After the release of the financial report, both New Oriental's Hong Kong-listed shares and Oriental Selection fell, with Oriental Selection dropping by more than 9%.
Of course, this is not surprising. For New Oriental and Oriental Selection, the "troubles" brought by traffic gradually wore out Yu Minhong's patience, making the separation the best choice at the time.
This time, New Oriental released its first financial report since the separation from Dong Yuhui and Oriental Selection, and the operating losses were quickly amplified by market sentiment. Although New Oriental did not disclose the specific loss amount of Oriental Selection, the impact on the market was significant.
For Oriental Selection, only time can mitigate the effects of the separation from Dong Yuhui.
From the market's perspective, the impact of the separation from Dong Yuhui is indeed substantial. As is well known, for a live-streaming e-commerce company, a top influencer can account for up to 70-80% of revenue. Therefore, such companies typically revolve their activities around top influencers, but Oriental Selection's situation is different.
First, the company is publicly listed; second, Oriental Selection is not solely a live-streaming company—its main business was originally education and training, and it only became a live-streaming company after a transformation. In terms of corporate development strategy, Yu Minhong, the helmsman, tends to focus more on the education sector.

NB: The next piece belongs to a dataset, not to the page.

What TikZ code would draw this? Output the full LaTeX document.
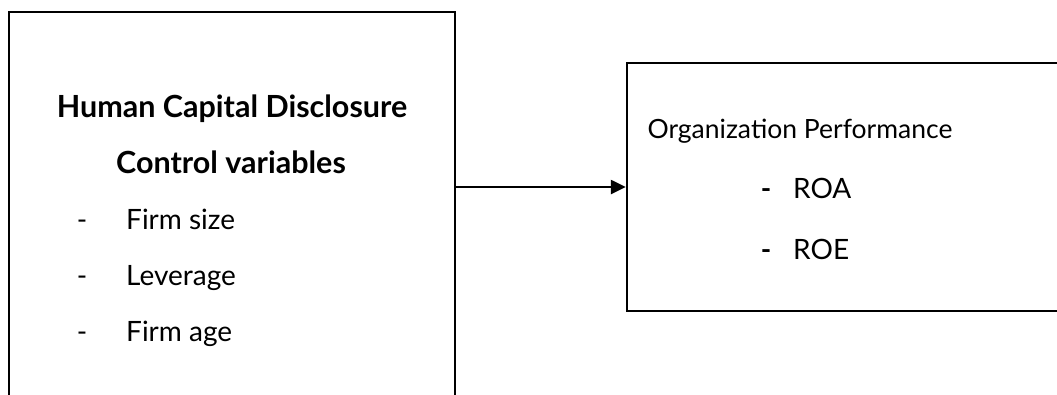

From a revenue perspective, after the recovery of the education and training business, Yu Minhong would naturally devote most of his energy to the main business. The "troubles" brought by traffic forced him to make a choice. Thus, re-emphasizing New Oriental while downplaying Oriental Selection became the optimal solution, as hinted in this financial report.
The financial report shows that New Oriental expects net revenue (excluding revenue from Oriental Selection's self-operated products and live-streaming e-commerce business) for the second quarter of fiscal year 2025 (from September 1, 2024, to November 30, 2024) to be between $851 million and $872 million, representing a year-on-year increase of 25% to 28%.
In other words, despite the operating losses at Oriental Selection, the impact on New Oriental's overall performance is minimal.
Regarding the growth in performance, Yu Minhong stated that he is pleased to start fiscal year 2025 with a steady revenue growth of 30.5%.
He also mentioned that with its rich educational resources, the company will continue to strive toward its long-term vision, balancing growth with stability and sustainability while improving profitability through enhanced service quality and operational efficiency.
Kan Jian Finance believes that although the loss of Dong Yuhui has caused significant fluctuations in Oriental Selection's business, New Oriental's overall fundamentals are improving. To avoid the impact of online controversies on the education and training business, the separation was the best choice. Moreover, with New Oriental's performance recovering and reaching new historical highs, its fundamentals will become even more stable.
For New Oriental, crisis and opportunity coexist. Before the double reduction policy, New Oriental had fallen behind TAL Education Group in the education and training business. However, after the double reduction, New Oriental not only surpassed TAL but did so by a significant margin. From this perspective, New Oriental has reconsolidated its leading position, making it relatively difficult for TAL to overtake it again. New Oriental executives stated that the company's education business maintained strong growth this quarter and expects its newly established cultural tourism business to contribute meaningful revenue in the future.